Objective: The lines below are to be quoted exactly, from the first through the one that contains "Chart.register(...registerables);".

*** Material ***

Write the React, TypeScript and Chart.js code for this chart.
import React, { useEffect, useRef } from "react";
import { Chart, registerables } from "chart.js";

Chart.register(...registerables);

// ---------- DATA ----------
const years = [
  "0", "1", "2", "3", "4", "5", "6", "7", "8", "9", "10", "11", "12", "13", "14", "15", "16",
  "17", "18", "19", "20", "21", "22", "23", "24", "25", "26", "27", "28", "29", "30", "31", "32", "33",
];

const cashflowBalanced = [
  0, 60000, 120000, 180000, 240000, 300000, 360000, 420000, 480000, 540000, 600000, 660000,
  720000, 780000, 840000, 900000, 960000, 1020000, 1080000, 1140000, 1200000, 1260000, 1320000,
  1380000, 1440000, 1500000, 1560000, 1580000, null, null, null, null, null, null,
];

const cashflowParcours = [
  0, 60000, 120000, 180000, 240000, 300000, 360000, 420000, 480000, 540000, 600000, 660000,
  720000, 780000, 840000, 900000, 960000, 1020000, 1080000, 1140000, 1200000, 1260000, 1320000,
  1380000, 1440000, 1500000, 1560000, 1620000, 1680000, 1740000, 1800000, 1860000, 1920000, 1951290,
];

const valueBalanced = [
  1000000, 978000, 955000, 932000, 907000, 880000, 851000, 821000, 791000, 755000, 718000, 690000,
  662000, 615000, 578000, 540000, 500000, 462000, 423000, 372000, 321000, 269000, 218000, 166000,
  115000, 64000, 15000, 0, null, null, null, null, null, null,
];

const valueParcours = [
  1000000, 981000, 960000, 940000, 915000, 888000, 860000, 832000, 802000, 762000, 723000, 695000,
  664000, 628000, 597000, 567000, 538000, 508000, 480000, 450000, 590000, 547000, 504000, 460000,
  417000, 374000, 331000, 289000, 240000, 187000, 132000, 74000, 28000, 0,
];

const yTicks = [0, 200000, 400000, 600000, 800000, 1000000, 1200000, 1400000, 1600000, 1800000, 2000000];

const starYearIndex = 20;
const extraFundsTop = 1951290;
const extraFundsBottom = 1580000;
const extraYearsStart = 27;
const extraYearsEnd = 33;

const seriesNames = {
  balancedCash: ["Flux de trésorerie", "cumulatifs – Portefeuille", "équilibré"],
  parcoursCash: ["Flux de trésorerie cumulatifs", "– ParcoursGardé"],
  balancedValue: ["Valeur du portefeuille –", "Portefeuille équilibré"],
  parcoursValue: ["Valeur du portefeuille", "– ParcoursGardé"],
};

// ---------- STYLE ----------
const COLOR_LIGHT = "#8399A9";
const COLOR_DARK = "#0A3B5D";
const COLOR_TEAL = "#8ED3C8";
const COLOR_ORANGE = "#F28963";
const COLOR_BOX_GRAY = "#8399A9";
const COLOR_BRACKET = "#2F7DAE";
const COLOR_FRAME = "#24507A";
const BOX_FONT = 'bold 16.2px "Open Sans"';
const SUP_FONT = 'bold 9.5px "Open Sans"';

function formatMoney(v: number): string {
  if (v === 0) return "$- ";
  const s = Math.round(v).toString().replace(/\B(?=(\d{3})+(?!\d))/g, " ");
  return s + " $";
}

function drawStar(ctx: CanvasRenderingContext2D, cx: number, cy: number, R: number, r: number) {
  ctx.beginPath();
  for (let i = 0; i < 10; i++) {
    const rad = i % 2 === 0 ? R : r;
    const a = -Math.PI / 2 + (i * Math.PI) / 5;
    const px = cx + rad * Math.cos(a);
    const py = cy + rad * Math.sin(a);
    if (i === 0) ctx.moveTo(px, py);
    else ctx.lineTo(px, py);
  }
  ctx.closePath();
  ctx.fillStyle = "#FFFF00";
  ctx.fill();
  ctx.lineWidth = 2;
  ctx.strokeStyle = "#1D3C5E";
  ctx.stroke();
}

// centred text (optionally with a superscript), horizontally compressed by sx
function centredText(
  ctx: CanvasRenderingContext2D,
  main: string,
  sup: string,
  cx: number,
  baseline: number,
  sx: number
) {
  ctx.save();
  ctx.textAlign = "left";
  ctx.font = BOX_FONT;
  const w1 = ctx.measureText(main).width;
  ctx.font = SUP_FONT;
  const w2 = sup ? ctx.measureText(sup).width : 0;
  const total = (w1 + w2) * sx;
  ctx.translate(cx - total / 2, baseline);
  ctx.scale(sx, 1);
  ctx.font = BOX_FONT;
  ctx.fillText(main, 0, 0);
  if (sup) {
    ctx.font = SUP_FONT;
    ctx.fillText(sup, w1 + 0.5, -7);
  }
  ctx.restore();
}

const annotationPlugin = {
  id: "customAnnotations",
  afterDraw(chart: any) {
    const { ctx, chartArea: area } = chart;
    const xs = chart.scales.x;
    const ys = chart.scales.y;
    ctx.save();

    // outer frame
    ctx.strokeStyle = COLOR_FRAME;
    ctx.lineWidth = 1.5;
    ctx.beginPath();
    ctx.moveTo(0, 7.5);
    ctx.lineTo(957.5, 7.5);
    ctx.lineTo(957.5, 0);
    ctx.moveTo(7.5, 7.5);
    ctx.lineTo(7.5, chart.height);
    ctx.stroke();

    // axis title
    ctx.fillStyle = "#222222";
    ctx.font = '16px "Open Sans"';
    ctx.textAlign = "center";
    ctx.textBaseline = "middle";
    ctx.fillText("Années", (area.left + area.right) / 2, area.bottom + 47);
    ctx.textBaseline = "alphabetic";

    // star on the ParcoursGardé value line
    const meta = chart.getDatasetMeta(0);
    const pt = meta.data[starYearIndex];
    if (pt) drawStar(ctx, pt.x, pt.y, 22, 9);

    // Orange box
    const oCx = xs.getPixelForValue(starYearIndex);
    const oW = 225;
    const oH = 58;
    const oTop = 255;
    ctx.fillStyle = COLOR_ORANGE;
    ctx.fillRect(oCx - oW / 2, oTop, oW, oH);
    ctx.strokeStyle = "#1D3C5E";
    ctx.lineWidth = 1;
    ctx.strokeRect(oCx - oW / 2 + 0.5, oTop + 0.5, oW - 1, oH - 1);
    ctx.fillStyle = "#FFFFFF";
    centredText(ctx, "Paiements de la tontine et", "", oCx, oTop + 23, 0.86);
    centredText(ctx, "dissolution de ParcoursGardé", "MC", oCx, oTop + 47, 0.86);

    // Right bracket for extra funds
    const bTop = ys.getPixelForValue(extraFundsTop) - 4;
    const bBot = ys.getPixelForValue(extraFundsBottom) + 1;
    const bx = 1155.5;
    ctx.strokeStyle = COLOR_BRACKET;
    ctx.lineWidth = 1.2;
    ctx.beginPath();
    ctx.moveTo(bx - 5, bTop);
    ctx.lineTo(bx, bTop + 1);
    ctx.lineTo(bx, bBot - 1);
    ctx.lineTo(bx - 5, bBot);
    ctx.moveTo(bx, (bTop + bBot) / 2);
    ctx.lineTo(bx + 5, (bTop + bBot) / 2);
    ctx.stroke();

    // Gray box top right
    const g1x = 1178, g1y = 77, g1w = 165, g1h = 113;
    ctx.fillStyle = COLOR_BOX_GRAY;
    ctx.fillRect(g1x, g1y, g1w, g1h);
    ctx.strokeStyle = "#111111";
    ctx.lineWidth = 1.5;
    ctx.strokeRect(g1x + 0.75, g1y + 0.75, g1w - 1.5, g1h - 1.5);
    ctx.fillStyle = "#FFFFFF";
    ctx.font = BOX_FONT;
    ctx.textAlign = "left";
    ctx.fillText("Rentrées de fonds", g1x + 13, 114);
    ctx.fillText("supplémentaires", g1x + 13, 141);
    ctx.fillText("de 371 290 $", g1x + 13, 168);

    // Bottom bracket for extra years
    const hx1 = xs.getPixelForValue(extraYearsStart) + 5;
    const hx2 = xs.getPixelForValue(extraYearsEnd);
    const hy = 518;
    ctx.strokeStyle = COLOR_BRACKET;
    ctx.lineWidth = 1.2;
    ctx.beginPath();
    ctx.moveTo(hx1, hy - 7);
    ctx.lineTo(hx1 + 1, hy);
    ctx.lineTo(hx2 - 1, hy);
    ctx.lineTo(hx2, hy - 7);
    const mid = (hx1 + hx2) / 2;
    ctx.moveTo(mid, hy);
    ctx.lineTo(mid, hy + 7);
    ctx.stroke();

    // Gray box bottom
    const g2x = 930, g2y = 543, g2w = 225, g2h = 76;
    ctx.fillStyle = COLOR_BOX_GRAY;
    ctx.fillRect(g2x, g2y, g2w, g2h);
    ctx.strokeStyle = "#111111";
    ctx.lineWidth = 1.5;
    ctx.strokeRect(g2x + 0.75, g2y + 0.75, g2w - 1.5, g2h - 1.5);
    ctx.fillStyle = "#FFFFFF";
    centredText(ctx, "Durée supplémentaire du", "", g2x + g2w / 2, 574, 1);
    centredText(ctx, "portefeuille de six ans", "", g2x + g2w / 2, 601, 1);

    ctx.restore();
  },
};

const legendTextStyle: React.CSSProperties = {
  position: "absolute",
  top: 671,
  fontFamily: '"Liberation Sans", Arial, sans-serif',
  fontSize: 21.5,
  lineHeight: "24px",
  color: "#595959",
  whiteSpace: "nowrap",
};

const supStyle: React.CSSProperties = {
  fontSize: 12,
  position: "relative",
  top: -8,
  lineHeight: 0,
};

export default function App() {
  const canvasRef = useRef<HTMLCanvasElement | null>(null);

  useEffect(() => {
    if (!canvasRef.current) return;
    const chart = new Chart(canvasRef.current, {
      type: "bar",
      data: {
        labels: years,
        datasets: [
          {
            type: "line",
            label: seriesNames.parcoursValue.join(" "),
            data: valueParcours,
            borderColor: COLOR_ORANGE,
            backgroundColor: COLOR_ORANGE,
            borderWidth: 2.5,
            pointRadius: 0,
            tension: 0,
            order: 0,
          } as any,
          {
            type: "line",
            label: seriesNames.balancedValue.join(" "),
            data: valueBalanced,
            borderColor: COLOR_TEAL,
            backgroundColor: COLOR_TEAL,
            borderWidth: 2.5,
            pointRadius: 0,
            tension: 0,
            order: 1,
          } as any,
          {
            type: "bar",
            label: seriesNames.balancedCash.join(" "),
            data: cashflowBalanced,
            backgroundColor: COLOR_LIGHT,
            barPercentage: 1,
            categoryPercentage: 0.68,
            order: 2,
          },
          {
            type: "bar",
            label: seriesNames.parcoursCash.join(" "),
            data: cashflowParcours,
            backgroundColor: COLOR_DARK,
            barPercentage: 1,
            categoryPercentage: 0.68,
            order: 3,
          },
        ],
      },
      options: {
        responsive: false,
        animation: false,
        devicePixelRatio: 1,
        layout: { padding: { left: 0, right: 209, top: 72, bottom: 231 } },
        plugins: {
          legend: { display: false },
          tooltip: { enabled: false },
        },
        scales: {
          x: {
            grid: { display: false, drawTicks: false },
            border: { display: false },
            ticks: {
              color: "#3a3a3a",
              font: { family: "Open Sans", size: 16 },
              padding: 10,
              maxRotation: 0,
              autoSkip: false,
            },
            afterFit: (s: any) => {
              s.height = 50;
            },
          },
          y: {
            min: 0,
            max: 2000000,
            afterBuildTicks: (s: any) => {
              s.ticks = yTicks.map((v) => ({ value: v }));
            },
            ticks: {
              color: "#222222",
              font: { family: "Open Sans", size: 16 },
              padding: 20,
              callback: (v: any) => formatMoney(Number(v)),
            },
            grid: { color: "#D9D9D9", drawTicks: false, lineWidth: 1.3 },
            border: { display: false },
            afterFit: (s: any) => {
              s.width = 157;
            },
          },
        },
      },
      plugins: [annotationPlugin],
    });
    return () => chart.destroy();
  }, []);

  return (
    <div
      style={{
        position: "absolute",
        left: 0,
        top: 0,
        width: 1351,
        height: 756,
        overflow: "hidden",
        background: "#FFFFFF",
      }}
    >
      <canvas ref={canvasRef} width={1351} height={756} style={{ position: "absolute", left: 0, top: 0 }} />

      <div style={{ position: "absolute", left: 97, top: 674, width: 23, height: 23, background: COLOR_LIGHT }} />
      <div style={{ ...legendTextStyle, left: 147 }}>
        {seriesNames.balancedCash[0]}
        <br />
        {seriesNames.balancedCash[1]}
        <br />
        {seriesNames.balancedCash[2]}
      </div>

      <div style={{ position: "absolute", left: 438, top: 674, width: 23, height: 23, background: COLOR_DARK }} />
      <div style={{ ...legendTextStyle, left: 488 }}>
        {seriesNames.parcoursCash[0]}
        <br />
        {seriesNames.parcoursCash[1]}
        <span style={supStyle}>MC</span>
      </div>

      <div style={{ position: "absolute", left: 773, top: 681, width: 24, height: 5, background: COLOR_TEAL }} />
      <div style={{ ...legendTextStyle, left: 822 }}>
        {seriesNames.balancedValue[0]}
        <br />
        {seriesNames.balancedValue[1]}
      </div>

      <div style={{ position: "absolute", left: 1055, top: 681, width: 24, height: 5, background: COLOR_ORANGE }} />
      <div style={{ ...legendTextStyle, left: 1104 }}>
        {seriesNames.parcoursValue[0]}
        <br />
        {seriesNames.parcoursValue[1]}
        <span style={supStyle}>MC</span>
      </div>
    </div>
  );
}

***

Solution:
Write the React, TypeScript and Chart.js code for this chart.
import React, { useEffect, useRef } from "react";
import { Chart, registerables } from "chart.js";

Chart.register(...registerables);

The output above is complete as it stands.